"À cause d’un changement climatique fulgurant, les habitants du monde entier font face à des menaces sans précédent sur leur bien-être, leur santé et leur survie." Publié le 29 octobre dernier, le huitième rapport annuel du Lancet Countdown tire, une nouvelle fois, la sonnette d’alarme sur les conséquences dramatiques du dérèglement climatique sur la santé mondiale. Ce document, fruit d’une collaboration entre l’Organisation mondiale de la santé (OMS), l’Organisation météorologique mondiale (OMM) et de nombreux experts, met en évidence des risques sanitaires sans précédent, dus notamment à la montée des températures et à l’expansion des maladies infectieuses.
Une mortalité accrue liée aux fortes chaleurs
Sur les 15 indicateurs clés liés aux effets du climat sur la santé, "dix ont atteint un nouveau record" cette année, avertissent d’emblée les experts. L'augmentation des décès liés à la chaleur est particulièrement inquiétante, surtout parmi les personnes âgées. En 2023, chez les plus de 65 ans, la mortalité due aux fortes températures et aux canicules plus fréquentes et intenses a ainsi grimpé de 167 % par rapport aux années 1990 – elle aurait été de 65 % sans le réchauffement climatique, souligne l’étude. En France, la mortalité liée à la chaleur a bondi de 18 morts pour 100.000 habitants sur la période 2003-2012 à 31 pour 100.000 sur la période 2013-2022, soit 8.840 décès de plus pour un total de quelque 21.000 décès.
Au niveau mondial, les êtres humains ont subi en moyenne 46 jours supplémentaires de chaleur extrême chaque année entre 2019 et 2023, par rapport aux années 1990. "Un chiffre inédit", selon le rapport. Aucun pays n’est épargné, mais ces effets sont amplifiés dans les pays aux faibles indices de développement humain (IDH), où les populations subissent jusqu’à 100 jours supplémentaires de chaleur dangereuse "par rapport à ce qui serait attendu sans changement climatique".

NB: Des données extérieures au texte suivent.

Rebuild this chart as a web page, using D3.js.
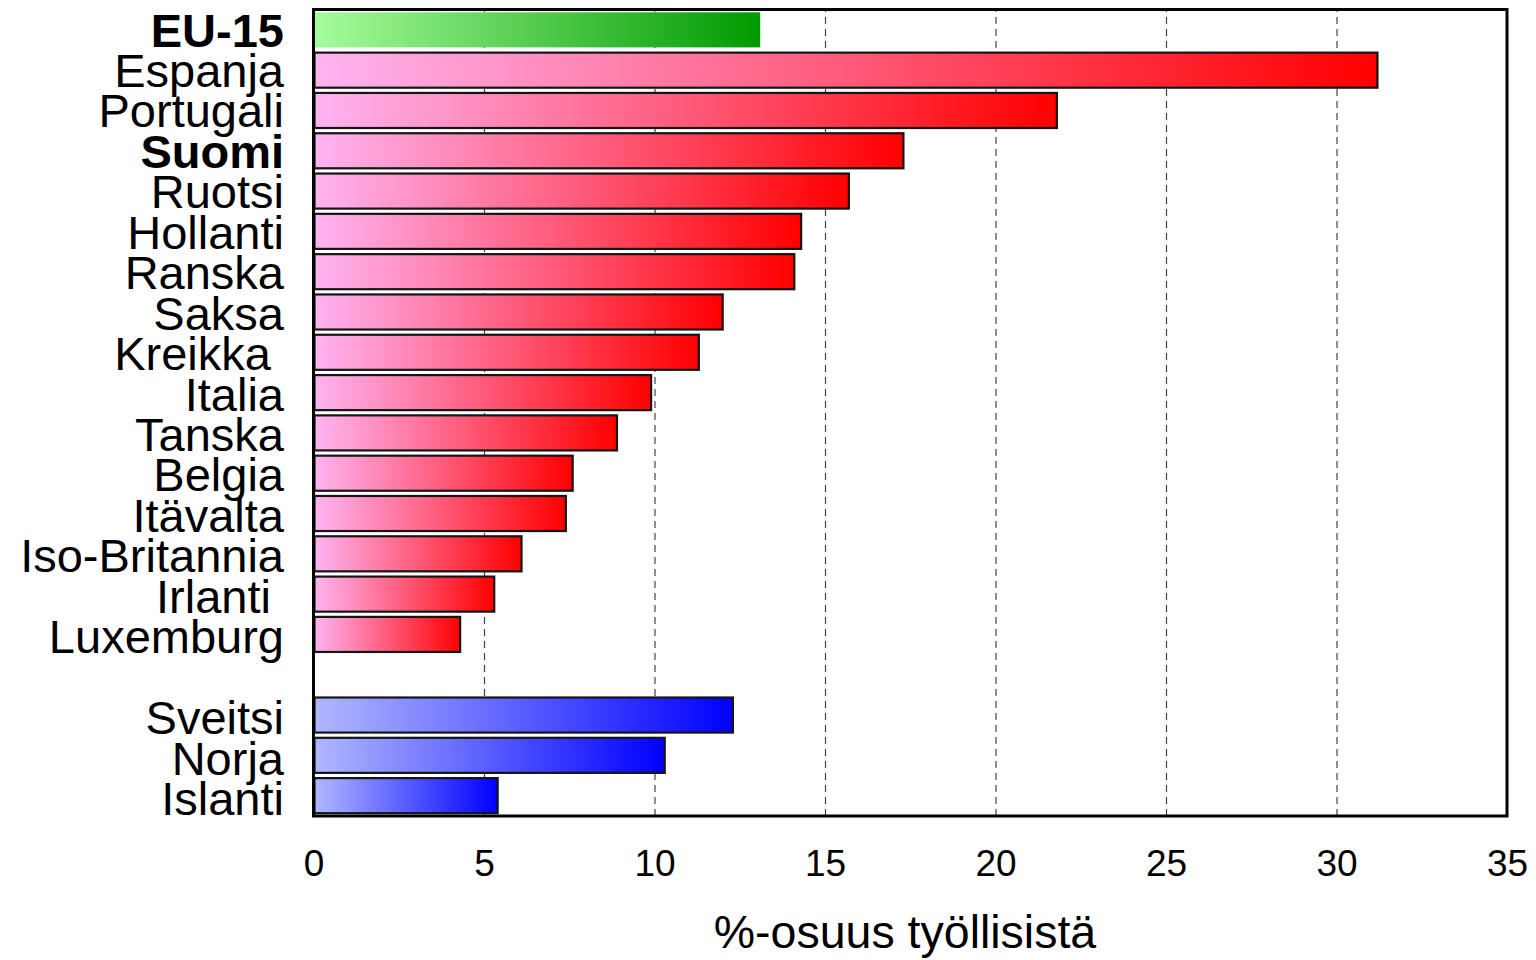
<!DOCTYPE html>
<html>
<head>
<meta charset="utf-8">
<script src="https://cdn.jsdelivr.net/npm/d3@7"></script>
<style>
  html, body { margin: 0; padding: 0; background: #fff; }
  svg { display: block; }
  text { font-family: "Liberation Sans", Arial, Helvetica, sans-serif; fill: #000; }
</style>
</head>
<body>
<svg id="chart" width="1536" height="960"></svg>
<script>
// ---- data ----
const categories = ["EU-15", "Espanja", "Portugali", "Suomi", "Ruotsi", "Hollanti", "Ranska",
  "Saksa", "Kreikka", "Italia", "Tanska", "Belgia", "Itävalta", "Iso-Britannia", "Irlanti",
  "Luxemburg", "", "Sveitsi", "Norja", "Islanti"];
const values = [13.1, 31.2, 21.8, 17.3, 15.7, 14.3, 14.1, 12.0, 11.3, 9.9, 8.9, 7.6, 7.4, 6.1,
  5.3, 4.3, null, 12.3, 10.3, 5.4];
const groups = ["eu", "member", "member", "member", "member", "member", "member", "member",
  "member", "member", "member", "member", "member", "member", "member", "member", "gap",
  "other", "other", "other"];
const boldLabels = ["EU-15", "Suomi"];
const trailingSpace = ["Kreikka", "Irlanti"];
const xTicks = [0, 5, 10, 15, 20, 25, 30, 35];
const xTitle = "%-osuus työllisistä";

// ---- layout ----
const svg = d3.select("#chart");
const pLeft = 313.5, pRight = 1507, pTop = 9.5, pBottom = 816;

const x = d3.scaleLinear().domain([0, 35]).range([pLeft, pRight]);
const keys = categories.map((c, i) => i);
const y = d3.scaleBand().domain(keys).range([pTop, pBottom]).paddingInner(0.13).paddingOuter(0.07);
// label baselines (labels drift slightly relative to the bars in the original)
const yLabel = d3.scaleLinear().domain([0, categories.length - 1]).range([46.5, 815]);

// gradients
const defs = svg.append("defs");
const grads = {
  eu: ["#a6fc9c", "#009a00"],
  member: ["#ffb4f2", "#ff0000"],
  other: ["#b0b8ff", "#0000ff"]
};
Object.entries(grads).forEach(([k, [c0, c1]]) => {
  const g = defs.append("linearGradient").attr("id", "g-" + k)
    .attr("x1", "0%").attr("x2", "100%").attr("y1", "0%").attr("y2", "0%");
  g.append("stop").attr("offset", "0%").attr("stop-color", c0);
  g.append("stop").attr("offset", "100%").attr("stop-color", c1);
});

// gridlines
const grid = svg.append("g")
  .attr("transform", `translate(0,${pBottom})`)
  .call(d3.axisBottom(x).tickValues(xTicks.filter(t => t > 0 && t < 35))
    .tickSize(-(pBottom - pTop)).tickFormat(""));
grid.select(".domain").remove();
grid.selectAll("line").attr("stroke", "#444").attr("stroke-width", 1.2)
  .attr("stroke-dasharray", "7,5");

// bars
const data = categories.map((c, i) => ({ c, v: values[i], g: groups[i], i }))
  .filter(d => d.v !== null);

svg.append("g").selectAll("rect").data(data).join("rect")
  .attr("x", x(0) + 1)
  .attr("y", d => y(d.i))
  .attr("width", d => x(d.v) - x(0) - 1)
  .attr("height", y.bandwidth())
  .attr("fill", d => `url(#g-${d.g})`)
  .attr("stroke", d => d.g === "eu" ? "none" : "#151515")
  .attr("stroke-width", 2.2);

// frame
svg.append("rect")
  .attr("x", pLeft).attr("y", pTop)
  .attr("width", pRight - pLeft).attr("height", pBottom - pTop)
  .attr("fill", "none").attr("stroke", "#000").attr("stroke-width", 3);

// category labels
svg.append("g").selectAll("text").data(data).join("text")
  .attr("x", 284)
  .attr("y", d => yLabel(d.i))
  .attr("text-anchor", "end")
  .attr("font-size", 47)
  .attr("font-weight", d => boldLabels.includes(d.c) ? "bold" : "normal")
  .style("white-space", "pre")
  .text(d => trailingSpace.includes(d.c) ? d.c + " " : d.c);

// x axis tick labels
const xAxis = svg.append("g")
  .attr("transform", `translate(0,${pBottom})`)
  .call(d3.axisBottom(x).tickValues(xTicks).tickSize(0).tickPadding(0).tickFormat(d3.format("d")));
xAxis.select(".domain").remove();
xAxis.selectAll("text")
  .attr("font-size", 37)
  .attr("font-family", "Liberation Sans, Arial, sans-serif")
  .attr("fill", "#000")
  .attr("dy", null)
  .attr("y", 60);

// x title
svg.append("text")
  .attr("x", 905).attr("y", 948)
  .attr("text-anchor", "middle")
  .attr("font-size", 46.5)
  .text(xTitle);
</script>
</body>
</html>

Les maladies infectieuses gagnent du terrain
Le réchauffement climatique favorise également la propagation de maladies infectieuses mortelles, comme la dengue, le paludisme et la vibriose, dans de nouvelles régions du monde. En France, les fluctuations du climat ont notamment permis l'expansion de la leishmaniose, maladie transmise par des insectes appelés phlébotomes. La hausse des températures profite aussi à certaines bactéries : en 2023, 83 pays affichaient des conditions propices à la transmission de vibrions, des bactéries responsables d’infections gastro-intestinales et de graves infections des plaies, avec un risque de septicémie.
"Nous avons mis trop de temps à faire valoir le fait que le réchauffement climatique concerne aussi la santé, reconnaît le médecin en chef de l'Organisation mondiale de la santé (OMS), Jeremy Farrar. La crise climatique est une crise sanitaire. Ce sera le cas en 2050, ce sera le cas au tournant de ce siècle, c’est déjà le cas aujourd'hui."
Une légère baisse de la mortalité due aux particules fines
Les experts dénoncent le soutien persistant aux combustibles fossiles, incompatible avec l’objectif climatique de l’Accord de Paris, pointant du doigt les compagnies pétrolières et gazières pour leur rôle dans cette crise sanitaire mondiale. Ils rappellent qu’en 2022, 84 % des pays continuent de subventionner ces énergies polluantes, pour un montant record de 1.400 milliards de dollars.
Malgré ce sombre constat, le rapport note quelques progrès : une réduction de 6,9 % de la mortalité due aux particules fines entre 2016 et 2021, et une adoption accrue des énergies renouvelables. Les auteurs insistent sur la nécessité d’agir rapidement pour placer la santé au centre des prochaines discussions climatiques, en particulier lors de la COP 29 qui aura lieu à Bakou (Azerbaïdjan) du 11 au 22 novembre. "Les vies perdues à cause du réchauffement climatique ne reviendront pas, mais il existe des opportunités pour éviter d’autres pertes."